A meditation on the interface discard counter

I find the interface discard counterĀ a deceptively complex counter. When you ask people what the counter means the usual answer is that you are over running the throughput capability of an interface. Which matched pretty closely to the definition in the IF-MIB SNMP MIB.
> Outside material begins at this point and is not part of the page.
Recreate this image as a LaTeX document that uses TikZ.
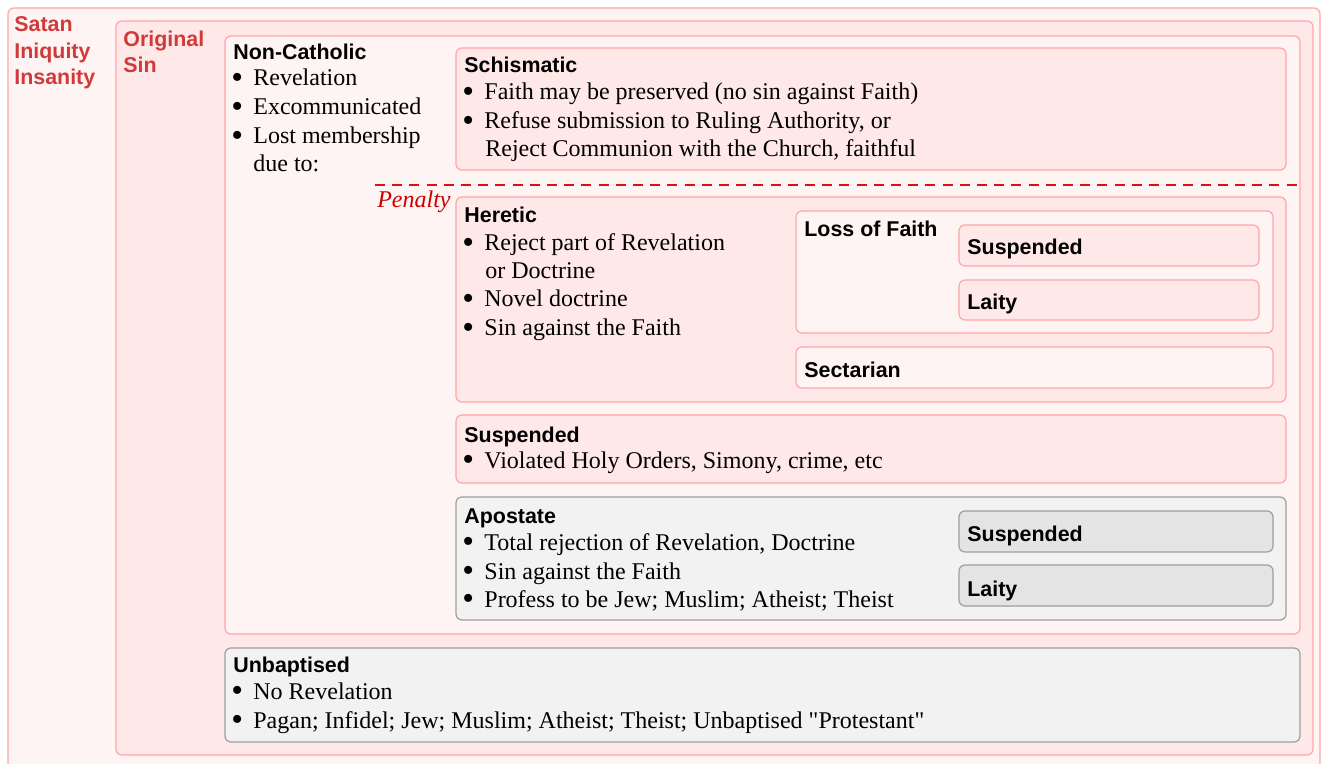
\documentclass[tikz,border=0pt]{standalone}
\usepackage{fontspec}
\usepackage{graphicx}
\setmainfont{Liberation Serif}[Ligatures=TeXOff]
\setsansfont{Liberation Sans}
\usetikzlibrary{fit}
\definecolor{pinkA}{HTML}{FFF4F4}
\definecolor{pinkB}{HTML}{FFE8E8}
\definecolor{pinkLine}{HTML}{FFA5A5}
\definecolor{grayA}{HTML}{F2F2F2}
\definecolor{grayB}{HTML}{E4E4E4}
\definecolor{grayLine}{HTML}{9E9E9E}
\definecolor{titleRed}{HTML}{D23A3A}
\definecolor{dashRed}{HTML}{DD1111}
\definecolor{penRed}{HTML}{CC0000}
\newcommand\bul{\makebox[10pt][l]{\hspace*{-1pt}\raisebox{-0.09em}{\scalebox{1.4}{\textbullet}}}}
\begin{document}
\begin{tikzpicture}[x=0.5pt,y=-0.5pt,
 box/.style={draw, rounded corners=3pt, line width=0.6pt, inner sep=0pt},
 lightbox/.style={box, draw=pinkLine, fill=pinkA},
 darkbox/.style={box, draw=pinkLine, fill=pinkB},
 graybox/.style={box, draw=grayLine, fill=grayA},
 graybtn/.style={box, draw=grayLine, fill=grayB},
 txt/.style={anchor=base west, inner sep=0pt, yshift=-1pt, font=\fontsize{12}{14}\selectfont},
 ttl/.style={anchor=base west, inner sep=0pt, yshift=-1pt, font=\fontsize{10.7}{13}\selectfont\sffamily\bfseries},
 redttl/.style={ttl, text=titleRed},
 penaltyline/.style={draw=dashRed, line width=1pt, dash pattern=on 5pt off 3.6pt},
]
\useasboundingbox (0,0) rectangle (1327,764);
\fill[white] (0,0) rectangle (1327,764);

% boxes
\node[lightbox, fit={(8,8) (1320,772)}] (satan) {};
\node[darkbox, fit={(116,21) (1313,755)}] (orig) {};
\node[lightbox, fit={(225,36) (1300,634)}] (noncath) {};
\node[graybox, fit={(225,648) (1300,742)}] (unbap) {};
\node[darkbox, fit={(456,48) (1286,170)}] (schism) {};
\node[darkbox, fit={(456,197) (1286,402)}] (heretic) {};
\node[lightbox, fit={(796,211) (1273,333)}] (lossfaith) {};
\node[darkbox, fit={(959,225) (1259,266)}] (lfsusp) {};
\node[darkbox, fit={(959,280) (1259,320)}] (lflaity) {};
\node[lightbox, fit={(796,347) (1273,388)}] (sect) {};
\node[darkbox, fit={(456,415) (1286,483)}] (susp) {};
\node[graybox, fit={(456,497) (1286,620)}] (apost) {};
\node[graybtn, fit={(959,511) (1273,552)}] (apsusp) {};
\node[graybtn, fit={(959,565) (1273,606)}] (aplaity) {};

% penalty line
\coordinate (penL) at (375,185);
\coordinate (penR) at (1300,185);
\draw[penaltyline] (penL) -- (penR);
\node[anchor=base east, inner sep=0pt, yshift=-1pt, text=penRed, font=\fontsize{12}{14}\selectfont\itshape] (penalty) at (451,206) {Penalty};

% outer titles
\node[redttl] (t1) at (14,30) {Satan};
\node[redttl] (t2) at (14,57) {Iniquity};
\node[redttl] (t3) at (14,83) {Insanity};
\node[redttl] (t4) at (123,45) {Original};
\node[redttl] (t5) at (123,71) {Sin};

% Non-Catholic
\node[ttl] (nc0) at (233,58) {Non-Catholic};
\node[txt] (nc1) at (233,84) {\bul Revelation};
\node[txt] (nc2) at (233,113) {\bul Excommunicated};
\node[txt] (nc3) at (233,142) {\bul Lost membership};
\node[txt] (nc4) at (253,170) {due to:};

% Schismatic
\node[ttl] (s0) at (464,71) {Schismatic};
\node[txt] (s1) at (464,98) {\bul Faith may be preserved (no sin against Faith)};
\node[txt] (s2) at (464,127) {\bul Refuse submission to Ruling Authority, or};
\node[txt] (s3) at (485,155) {Reject Communion with the Church, faithful};

% Heretic
\node[ttl] (h0) at (464,221) {Heretic};
\node[txt] (h1) at (464,249) {\bul Reject part of Revelation};
\node[txt] (h2) at (485,277) {or Doctrine};
\node[txt] (h3) at (464,305) {\bul Novel doctrine};
\node[txt] (h4) at (464,334) {\bul Sin against the Faith};
\node[ttl] (lf0) at (804,235) {Loss of Faith};
\node[ttl] (lf1) at (967,253) {Suspended};
\node[ttl] (lf2) at (967,308) {Laity};
\node[ttl] (se0) at (804,376) {Sectarian};

% Suspended
\node[ttl] (su0) at (464,440) {Suspended};
\node[txt] (su1) at (464,466) {\bul Violated Holy Orders, Simony, crime, etc};

% Apostate
\node[ttl] (a0) at (464,521) {Apostate};
\node[txt] (a1) at (464,548) {\bul Total rejection of Revelation, Doctrine};
\node[txt] (a2) at (464,577) {\bul Sin against the Faith};
\node[txt] (a3) at (464,605) {\bul Profess to be Jew; Muslim; Atheist; Theist};
\node[ttl] (as1) at (967,539) {Suspended};
\node[ttl] (as2) at (967,594) {Laity};

% Unbaptised
\node[ttl] (u0) at (233,670) {Unbaptised};
\node[txt] (u1) at (233,697) {\bul No Revelation};
\node[txt] (u2) at (233,726) {\bul Pagan; Infidel; Jew; Muslim; Atheist; Theist; Unbaptised "Protestant"};
\end{tikzpicture}
\end{document}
The number of inbound packets which were chosen
to be discarded even though no errors had been
detected to prevent their being deliverable to a
higher-layer protocol.  One possible reason for
discarding such a packet could be to free up
buffer space.

ifInDiscards : https://www.ietf.org/rfc/rfc1213.txt

The description from the MIB is often the cause of this counter incrementing, however as devices get more powerful and circuits keep increasing in size, this description is becoming less applicable. There are many other issues that have been lumped into this counter, all of these other issues are vendor, platform, and configuration dependent. Some examples I have found are,

  • ASA Dispatch Unit CPU over utilization
  • ASA ACL/ASP packet drops
  • QoS on an IOS interface can cause an elevated (purposeful) number of frames dropped
  • An ASIC shared between ports on a switch is being over utilized
  • L2/L3 packet handling on some Linux kernels and some virtual network platforms

Looking at this list the interface discard counter starts to look more like a check engine light for a device or interface. As with the check engine light it is important to understand all of the that data your devices are presenting, and build good baselines of the statistics for your system. Ethan Banks has some good thoughts on data baselines in a post titled The Importance of Knowing Baselines.